DevOps and observability in the 2020s
What do the data tell us on the direction modern software development is going? Cloud, open source, machine learning — it’s all here, but blind spots remain.
DevOps Pulse is an annual analysis of the DevOps industry, conducted by logz.io. Findings from the 2019 version have just been published, and we take the opportunity to share and comment on them with Tomer Levy, logz.io CEO. Levy co-founded logz.io in 2014 and has managed to raise about $100 million and build a team of 250 people to date, on the premise of offering an open-source based solution for log management.
The 2019 survey focuses on observability, bringing DevOps engineers’ insights into what it means to make systems observable, how to achieve that outcome, and how observability contributes to maximizing product performance. It may well give a glimpse into the future of software development in the 2020s. First software development merged with operations, giving us DevOps.
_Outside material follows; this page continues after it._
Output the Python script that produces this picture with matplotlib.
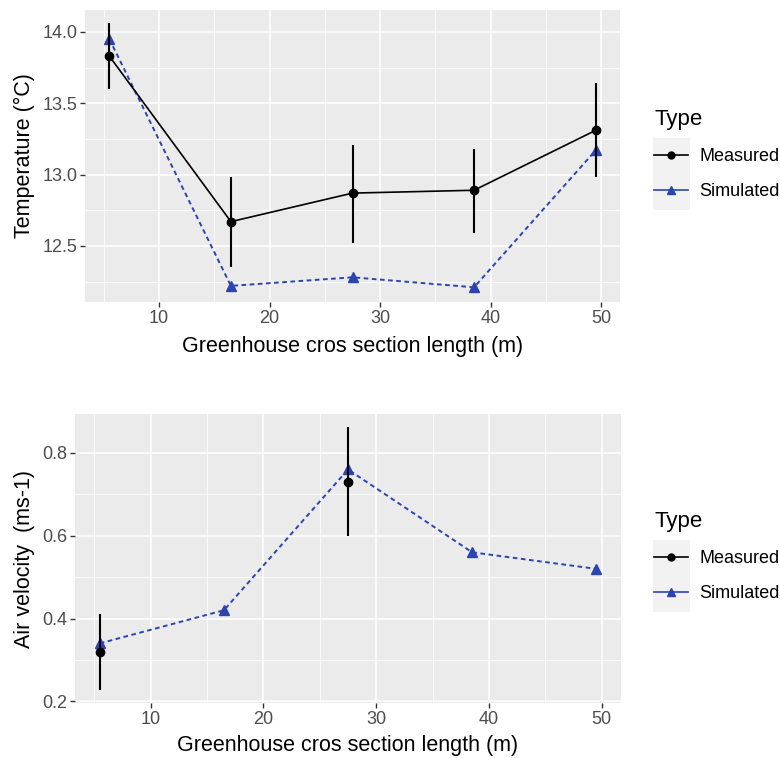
import matplotlib
matplotlib.use("Agg")
import matplotlib.pyplot as plt
from matplotlib.lines import Line2D
from matplotlib.patches import Rectangle
from matplotlib.ticker import MultipleLocator
import numpy as np

plt.rcParams.update({
    "font.family": ["Liberation Sans", "DejaVu Sans"],
})

# ===== DATA =====
x_pos = [5.5, 16.5, 27.5, 38.5, 49.5]

temp_meas = [13.83, 12.67, 12.87, 12.89, 13.31]
temp_lo   = [13.60, 12.35, 12.52, 12.59, 12.98]
temp_hi   = [14.06, 12.98, 13.21, 13.18, 13.64]
temp_sim  = [13.95, 12.22, 12.28, 12.21, 13.17]

vel_x_meas = [5.5, 27.5]
vel_meas   = [0.32, 0.73]
vel_lo     = [0.228, 0.60]
vel_hi     = [0.411, 0.862]
vel_sim    = [0.34, 0.42, 0.76, 0.56, 0.52]

C_MEAS = "black"
C_SIM = "#2a44b0"
PANEL = "#EBEBEB"
W, H = 780, 758

fig = plt.figure(figsize=(W / 100, H / 100), dpi=100)


def ax_px(l, t, r, b):
    return fig.add_axes([l / W, 1 - b / H, (r - l) / W, (b - t) / H])


def gg_style(a, xmaj, xmin, ymaj, ymin, fmt):
    a.set_facecolor(PANEL)
    for s in a.spines.values():
        s.set_visible(False)
    a.xaxis.set_major_locator(MultipleLocator(xmaj))
    a.xaxis.set_minor_locator(MultipleLocator(xmin))
    a.yaxis.set_major_locator(MultipleLocator(ymaj))
    a.yaxis.set_minor_locator(MultipleLocator(ymin))
    a.yaxis.set_major_formatter(fmt)
    a.grid(which="major", color="white", lw=1.1)
    a.grid(which="minor", color="white", lw=0.55)
    a.set_axisbelow(True)
    a.tick_params(which="major", length=3.5, width=1.0, color="#333333",
                  labelsize=13, labelcolor="#4d4d4d", pad=2)
    a.tick_params(which="minor", length=0)


def draw_panel(a, xm, ym, lo, hi, ys, connect_meas):
    a.plot(x_pos, ys, color=C_SIM, lw=1.4, ls=(0, (2.4, 1.8)), zorder=3)
    a.plot(x_pos, ys, color=C_SIM, lw=0, marker="^", ms=7.5, zorder=4)
    a.vlines(xm, lo, hi, color=C_MEAS, lw=1.5, zorder=5)
    if connect_meas:
        a.plot(xm, ym, color=C_MEAS, lw=1.2, zorder=5)
    a.plot(xm, ym, color=C_MEAS, lw=0, marker="o", ms=6, zorder=6)


def add_legend(top_px):
    handles = [
        Line2D([], [], color=C_MEAS, lw=1.2, marker="o", ms=5),
        Line2D([], [], color=C_SIM, lw=1.2, marker="^", ms=6),
    ]
    fig.patches.append(Rectangle((653 / W, 1 - (top_px + 110) / H), 37 / W, 72 / H,
                                 transform=fig.transFigure, facecolor="#F2F2F2",
                                 edgecolor="none", zorder=0))
    leg = fig.legend(handles, ["Measured", "Simulated"], title="Type",
                     loc="upper left", bbox_to_anchor=(647 / W, 1 - (top_px + 2) / H),
                     frameon=False, fontsize=13, title_fontsize=16,
                     handlelength=1.85, labelspacing=1.0, handletextpad=0.65,
                     borderaxespad=0)
    leg._legend_box.align = "left"


# ===== TOP: temperature =====
a1 = ax_px(85, 10, 620, 302)
draw_panel(a1, x_pos, temp_meas, temp_lo, temp_hi, temp_sim, True)
a1.set_xlim(3.3, 51.7)
a1.set_ylim(12.107, 14.153)
gg_style(a1, 10, 5, 0.5, 0.25, "{x:.1f}")
a1.set_xlabel("Greenhouse cros section length (m)", fontsize=15.5, labelpad=7)
a1.set_ylabel("Temperature (\u00b0C)", fontsize=15.5, labelpad=5)
add_legend(100)

# ===== BOTTOM: air velocity =====
a2 = ax_px(75, 414, 621, 703)
draw_panel(a2, vel_x_meas, vel_meas, vel_lo, vel_hi, vel_sim, False)
a2.set_xlim(3.3, 51.7)
a2.set_ylim(0.196, 0.894)
gg_style(a2, 10, 5, 0.2, 0.1, "{x:.1f}")
a2.set_xlabel("Greenhouse cros section length (m)", fontsize=15.5, labelpad=5)
a2.set_ylabel("Air velocity  (ms-1)", fontsize=15.5, labelpad=5)
add_legend(502)

fig.savefig("out.png", dpi=100)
Then DevOps became data-driven. What’s next?
Logz.io press release highlights the growing popularity of observability, the strategic role it plays in DevOps processes, and the challenges preventing teams from achieving full observability into their systems. With about 1000 people taking the survey, the majority of whom were not logz.io customers, it should be reasonably close to being representative of the industry.
What’s piqued our interest to boot was the diversity of (self-identified) roles of the people who took the survey. From managers and directors to developers, DevOps engineers, and system administrators. Last time we checked, boundaries and responsibility split between some of those roles did not seem exactly clear. Looks like this is still the case.